The Andy Drudy Disorder – Spark
7 tracks / 34:59
The Andy Drudy Disorder has to be one of the best band names in recent memory, and besides having a cool moniker this blues-rock project can really deliver the goods. They just put out their second release, Spark, on Splash Point Records, but Mr. Drudy is no newcomer to the music business. Andy has been playing out and in the studio since the 1980s, plus he has produced some instructional publications and contributed his writings to guitar publications. Along the way he has traveled the world, including a stint at Musician’s Institute in Los Angeles, where he got to learn from artists that included Robben Ford, Larry Carlton, and Eddie Van Halen.
Andy is an outstanding front man with mad guitar skills, and this United Kingdom denizen put together a notable crew from both sides of the Atlantic to make his dream become a reality, as you will soon see. The seven tracks on Spark are all originals, and each brings something unique to the table.
The set kicks off with the title track, and “Spark” is an energetic boogie that features none other than Pat Travers on slide guitar and Stu Hamm on bass. Pat was a big influence on Andy, and it sounds like they have a ball on this cut. Rounding out the instrumentation on this song are Adam Bushell on drums and the horn section of Sue Richardson and Andy Panayi. Boogie might be too simple of a way to describe this song, as there are some tricky rhythms, a few bass solo breaks from Hamm, and outro that has a bit of a swing feel.
Drudy follows this up with “Jefferson County Blues,” which is completely different from the opener as it is stripped back to just Andy and his drum machine. On this relaxed piece of swamp blues the listener will find that Andy’s vocals are comfortably worn with a touch of gravelly character, and his acoustic guitar playing is clean. Again there is a coda to this song, this time with a seemingly drunken chorus accompanied by a mandolin. Interesting!

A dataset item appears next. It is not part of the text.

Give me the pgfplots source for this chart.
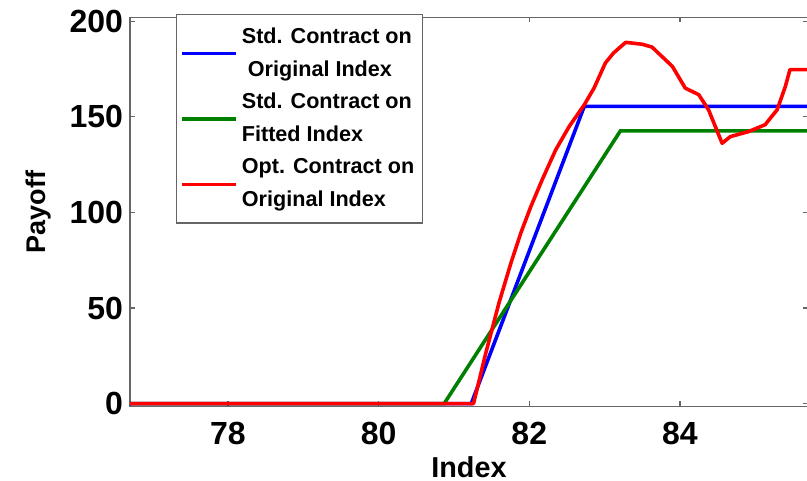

The vocals for “Don’t Ever Let Me See Your Face Again” are provided by Jessica Greenfield, and her alto voice is simply gorgeous. The music that accompanies her is equally compelling, with a rich combination of acoustic and electric guitars, as well as multiple layers of vocal harmonies. For this track, the bass parts were played by Guy Pratt, a true bass hero who you may know from another British band – Pink Floyd. Guy lays down a killer groove with drummer Hugo Degenhardt, and this is essential for bringing this hard rocking tune together. This is one of the standout tracks on the album, and not coincidentally it is also radio-friendly and accessible.
“Cold Classical” finishes the set, and this instrumental is the brainchild of Andy and David Hentschel. David co-wrote this song and provided the keyboard parts, and his experience as an engineer and producer with bands such as Genesis and Queen results in a uniquely theatrical experience. As this is slower-paced tune with more sparse instrumentation, Drudy has the chance to soar melodically. His playing here brings to mind other British guitar heroes such David Gilmour, Mark Knopfler, and Gary Moore – what a cool way to bring things to a close.
Andy Drudy has shown flexibility by stepping outside the “normal” confines of modern blues-rock with Spark, and his willingness to try new things has paid off in a big way. His guitar playing certainly is amazing, but the music he has written to accompany it is equally good and this project represents a lot of hard work. Head over to his website and listen to a few of the sample tracks, I think you will be impressed!